One Virginia mother of seven said that she knows "momnesia" all too well.
"Basically, as a mom, you live in a haze and fog of forgetting the most ordinary things because you have many things pulling for your attention," said Hannah Keeley, founder of Totalmom.com.
Keeley told ABCNEWS.com that she once almost drove out her driveway to go to the library before she noticed that her youngest was still asleep in the crib in the house.
"Fortunately the baby was fine and we didn't pull out of the driveway," said Keeley. "But I can't even tell you how many times I've had the infamous cup of coffee on the top of the car that just flies off later during the trip."
Dr.
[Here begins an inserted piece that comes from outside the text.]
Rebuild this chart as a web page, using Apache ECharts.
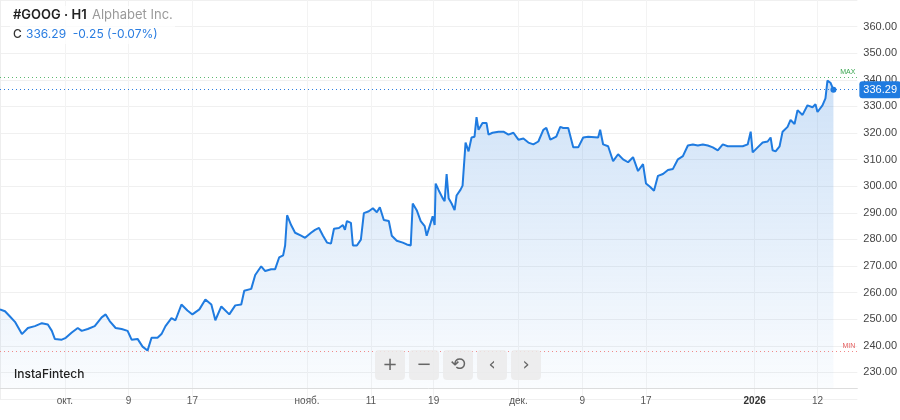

Jeffrey Burns, the director of the Alzheimer & Memory Center at the University of Kansas Hospital and Medical Center, told ABCNEWS.com that it is an attention problem – more so than a memory one – that distracts mothers from remembering their most precious cargo.
"The bottom line is that distractions and inattention impacts memory, so that if you have a lot of kids or you have a lot going on, your memory of certain things and your recall will be impacted," said Burns, who is a father of seven with the eighth on the way.
And while Burns said that "momnesia" isn't a medical condition, it is true that the more distractions there are, and the more directions your attention is pulled in, the greater the effect on your memory function.
"Certainly the more kids you have the more distracted you will be," said Burns.
In the worst cases, incidents where parents forget their children can end tragically.
Such was the case for the Rimer family, when Jason, their youngest of eight children, was found dead Sunday after spending 17 hours in their family's SUV.
Stan Rimer, Jason's father, talked to Las Vegas radio station KDWN about the incident, describing what happened as a "tragic mistake."
"We usually keep Sundays a quiet day, and one got away from us," Rimer told the station of his four-year-old son. "And it never crossed my mind that we had one dying in the car."
Emergency doctor Richard O'Brien, who works at Pennsylvania's Moses Taylor Hospital, told ABCNEWS.com that the patients he treats are often there due to parenting mishaps.
"Children can get injured remarkably quickly, even in seconds," said O'Brien. "I've had dozens, if not more, children brought in after they hit their forehead on the coffee table causing a nasty laceration while the parent was seated literally just out of arm's reach."
"No matter how close you are, if you lose your focus for just a few seconds, the child can get injured," added O'Brien. "We see this all the time, and although parents can feel 'guilty,' they are not neglecting their children, they're just being human."
Gosselin, who herself is one of five children, said that she was once left behind at church and remembers being rattled afterward but says now she can see how parents can make mistakes.
"Life gets crazy and you get carried away and things come up and you don't mean to forget something important but I can see how it can happen," said Gosselin. "Life moves so fast the pace is just exhausting.
"We've never left a kid behind. But I always wonder if we will."